◆ Problem ◆
Print the entries below word for word; the pictures stay out of your copy.

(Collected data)
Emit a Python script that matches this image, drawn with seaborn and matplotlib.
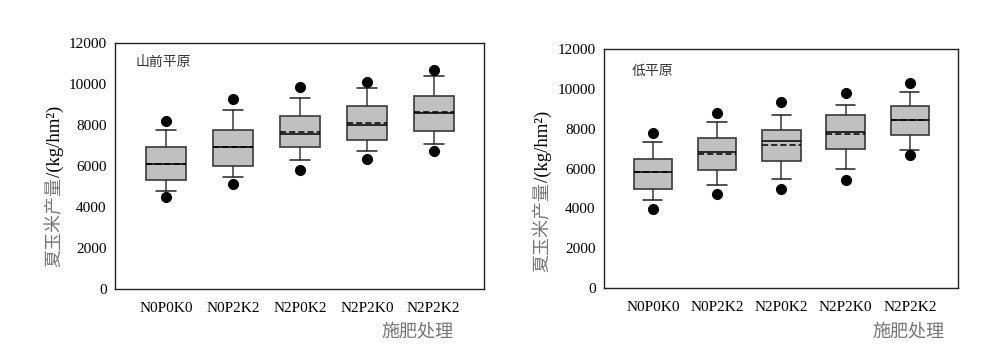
import numpy as np
import matplotlib
matplotlib.use("Agg")
import matplotlib.pyplot as plt
import seaborn as sns

treatments = ["N0P0K0", "N0P2K2", "N2P0K2", "N2P2K0", "N2P2K2"]
regions = ["山前平原", "低平原"]

# box statistics (kg/hm2)
# 山前平原
sq_low_out = [4470, 5120, 5790, 6340, 6750]
sq_whislo = [4780, 5480, 6310, 6750, 7090]
sq_q1 = [5330, 6020, 6910, 7280, 7720]
sq_med = [6100, 6930, 7560, 8020, 8570]
sq_mean = [6100, 6930, 7660, 8100, 8620]
sq_q3 = [6930, 7770, 8420, 8910, 9400]
sq_whishi = [7770, 8730, 9320, 9800, 10370]
sq_high_out = [8180, 9270, 9850, 10110, 10670]

# 低平原
dp_low_out = [3980, 4740, 4990, 5440, 6660]
dp_whislo = [4420, 5190, 5470, 5970, 6930]
dp_q1 = [4970, 5920, 6380, 6980, 7700]
dp_med = [5810, 6810, 7380, 7820, 8450]
dp_mean = [5830, 6730, 7180, 7730, 8450]
dp_q3 = [6480, 7530, 7930, 8670, 9120]
dp_whishi = [7310, 8330, 8700, 9200, 9840]
dp_high_out = [7780, 8790, 9360, 9810, 10290]


def make_stats(lo_out, wlo, q1, med, mean, q3, whi, hi_out):
    stats = []
    for i, name in enumerate(treatments):
        stats.append(dict(label=name, whislo=wlo[i], q1=q1[i], med=med[i],
                          mean=mean[i], q3=q3[i], whishi=whi[i],
                          fliers=[lo_out[i], hi_out[i]]))
    return stats


sns.set_theme(style="white")
plt.rcParams["font.family"] = ["Liberation Serif", "Noto Sans CJK SC"]

fig = plt.figure(figsize=(10, 3.53), dpi=100)
ax1 = fig.add_axes([0.115, 0.181, 0.369, 0.697])
ax2 = fig.add_axes([0.604, 0.184, 0.354, 0.677])

all_stats = [
    make_stats(sq_low_out, sq_whislo, sq_q1, sq_med, sq_mean, sq_q3, sq_whishi, sq_high_out),
    make_stats(dp_low_out, dp_whislo, dp_q1, dp_med, dp_mean, dp_q3, dp_whishi, dp_high_out),
]

gray_txt = "#767676"
for ax, stats, region, lab_pos in zip([ax1, ax2], all_stats, regions,
                                     [(0.055, 0.925), (0.078, 0.91)]):
    ax.bxp(stats, positions=range(len(treatments)), widths=0.6,
           patch_artist=True, showmeans=True, meanline=True,
           boxprops=dict(facecolor="#c0c0c0", edgecolor="#3a3a3a", linewidth=1.2),
           medianprops=dict(color="black", linewidth=1.1),
           meanprops=dict(color="black", linestyle=(0, (4, 2)), linewidth=1.1),
           whiskerprops=dict(color="#3a3a3a", linewidth=1.1),
           capprops=dict(color="#222222", linewidth=1.1),
           flierprops=dict(marker="o", markerfacecolor="black",
                           markeredgecolor="black", markersize=7))
    ax.set_xlim(-0.76, 4.75)
    ax.set_ylim(0, 12000)
    ax.set_yticks(np.arange(0, 12001, 2000))
    ax.set_xticks(range(len(treatments)))
    ax.set_xticklabels(treatments)
    ax.tick_params(direction="in", length=4, width=0.9, colors="#222222",
                   labelsize=11, labelcolor="black")
    ax.tick_params(axis="x", pad=9)
    ax.tick_params(axis="y", pad=6)
    for s in ax.spines.values():
        s.set_color("#222222")
        s.set_linewidth(1.0)
        s.set_visible(True)
    ax.set_xlabel("")
    ax.set_ylabel("")
    ax.text(lab_pos[0], lab_pos[1], region, transform=ax.transAxes,
            fontsize=10, color="#333333", ha="left", va="center",
            family=["Noto Sans CJK SC"])

# y labels: grey Chinese part, black unit part
for x, y_split in [(0.055, 0.499), (0.543, 0.484)]:
    fig.text(x, y_split, "夏玉米产量", rotation=90, ha="center", va="top",
             fontsize=13, color=gray_txt, family=["Noto Sans CJK SC"])
    fig.text(x, y_split, "/(kg/hm²)", rotation=90, ha="center", va="bottom",
             fontsize=13.5, color="black")

# x labels
fig.text(0.417, 0.057, "施肥处理", ha="center", va="center", fontsize=13,
         color=gray_txt, family=["Noto Sans CJK SC"])
fig.text(0.908, 0.057, "施肥处理", ha="center", va="center", fontsize=13,
         color=gray_txt, family=["Noto Sans CJK SC"])

fig.savefig("out.png", dpi=100)
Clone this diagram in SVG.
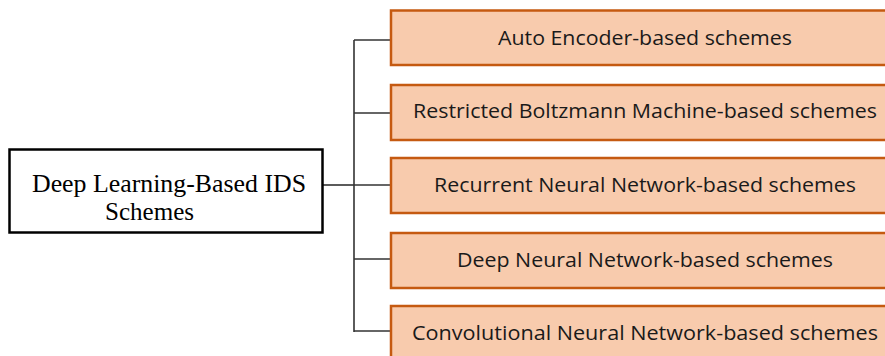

◆ Response to the task ◆
Emit a Python script that matches this image, drawn with seaborn and matplotlib.
import numpy as np
import matplotlib
matplotlib.use("Agg")
import matplotlib.pyplot as plt
import seaborn as sns

treatments = ["N0P0K0", "N0P2K2", "N2P0K2", "N2P2K0", "N2P2K2"]
regions = ["山前平原", "低平原"]

# box statistics (kg/hm2)
# 山前平原
sq_low_out = [4470, 5120, 5790, 6340, 6750]
sq_whislo = [4780, 5480, 6310, 6750, 7090]
sq_q1 = [5330, 6020, 6910, 7280, 7720]
sq_med = [6100, 6930, 7560, 8020, 8570]
sq_mean = [6100, 6930, 7660, 8100, 8620]
sq_q3 = [6930, 7770, 8420, 8910, 9400]
sq_whishi = [7770, 8730, 9320, 9800, 10370]
sq_high_out = [8180, 9270, 9850, 10110, 10670]

# 低平原
dp_low_out = [3980, 4740, 4990, 5440, 6660]
dp_whislo = [4420, 5190, 5470, 5970, 6930]
dp_q1 = [4970, 5920, 6380, 6980, 7700]
dp_med = [5810, 6810, 7380, 7820, 8450]
dp_mean = [5830, 6730, 7180, 7730, 8450]
dp_q3 = [6480, 7530, 7930, 8670, 9120]
dp_whishi = [7310, 8330, 8700, 9200, 9840]
dp_high_out = [7780, 8790, 9360, 9810, 10290]


def make_stats(lo_out, wlo, q1, med, mean, q3, whi, hi_out):
    stats = []
    for i, name in enumerate(treatments):
        stats.append(dict(label=name, whislo=wlo[i], q1=q1[i], med=med[i],
                          mean=mean[i], q3=q3[i], whishi=whi[i],
                          fliers=[lo_out[i], hi_out[i]]))
    return stats


sns.set_theme(style="white")
plt.rcParams["font.family"] = ["Liberation Serif", "Noto Sans CJK SC"]

fig = plt.figure(figsize=(10, 3.53), dpi=100)
ax1 = fig.add_axes([0.115, 0.181, 0.369, 0.697])
ax2 = fig.add_axes([0.604, 0.184, 0.354, 0.677])

all_stats = [
    make_stats(sq_low_out, sq_whislo, sq_q1, sq_med, sq_mean, sq_q3, sq_whishi, sq_high_out),
    make_stats(dp_low_out, dp_whislo, dp_q1, dp_med, dp_mean, dp_q3, dp_whishi, dp_high_out),
]

gray_txt = "#767676"
for ax, stats, region, lab_pos in zip([ax1, ax2], all_stats, regions,
                                     [(0.055, 0.925), (0.078, 0.91)]):
    ax.bxp(stats, positions=range(len(treatments)), widths=0.6,
           patch_artist=True, showmeans=True, meanline=True,
           boxprops=dict(facecolor="#c0c0c0", edgecolor="#3a3a3a", linewidth=1.2),
           medianprops=dict(color="black", linewidth=1.1),
           meanprops=dict(color="black", linestyle=(0, (4, 2)), linewidth=1.1),
           whiskerprops=dict(color="#3a3a3a", linewidth=1.1),
           capprops=dict(color="#222222", linewidth=1.1),
           flierprops=dict(marker="o", markerfacecolor="black",
                           markeredgecolor="black", markersize=7))
    ax.set_xlim(-0.76, 4.75)
    ax.set_ylim(0, 12000)
    ax.set_yticks(np.arange(0, 12001, 2000))
    ax.set_xticks(range(len(treatments)))
    ax.set_xticklabels(treatments)
    ax.tick_params(direction="in", length=4, width=0.9, colors="#222222",
                   labelsize=11, labelcolor="black")
    ax.tick_params(axis="x", pad=9)
    ax.tick_params(axis="y", pad=6)
    for s in ax.spines.values():
        s.set_color("#222222")
        s.set_linewidth(1.0)
        s.set_visible(True)
    ax.set_xlabel("")
    ax.set_ylabel("")
    ax.text(lab_pos[0], lab_pos[1], region, transform=ax.transAxes,
            fontsize=10, color="#333333", ha="left", va="center",
            family=["Noto Sans CJK SC"])

# y labels: grey Chinese part, black unit part
for x, y_split in [(0.055, 0.499), (0.543, 0.484)]:
    fig.text(x, y_split, "夏玉米产量", rotation=90, ha="center", va="top",
             fontsize=13, color=gray_txt, family=["Noto Sans CJK SC"])
    fig.text(x, y_split, "/(kg/hm²)", rotation=90, ha="center", va="bottom",
             fontsize=13.5, color="black")

# x labels
fig.text(0.417, 0.057, "施肥处理", ha="center", va="center", fontsize=13,
         color=gray_txt, family=["Noto Sans CJK SC"])
fig.text(0.908, 0.057, "施肥处理", ha="center", va="center", fontsize=13,
         color=gray_txt, family=["Noto Sans CJK SC"])

fig.savefig("out.png", dpi=100)
Clone this diagram in SVG.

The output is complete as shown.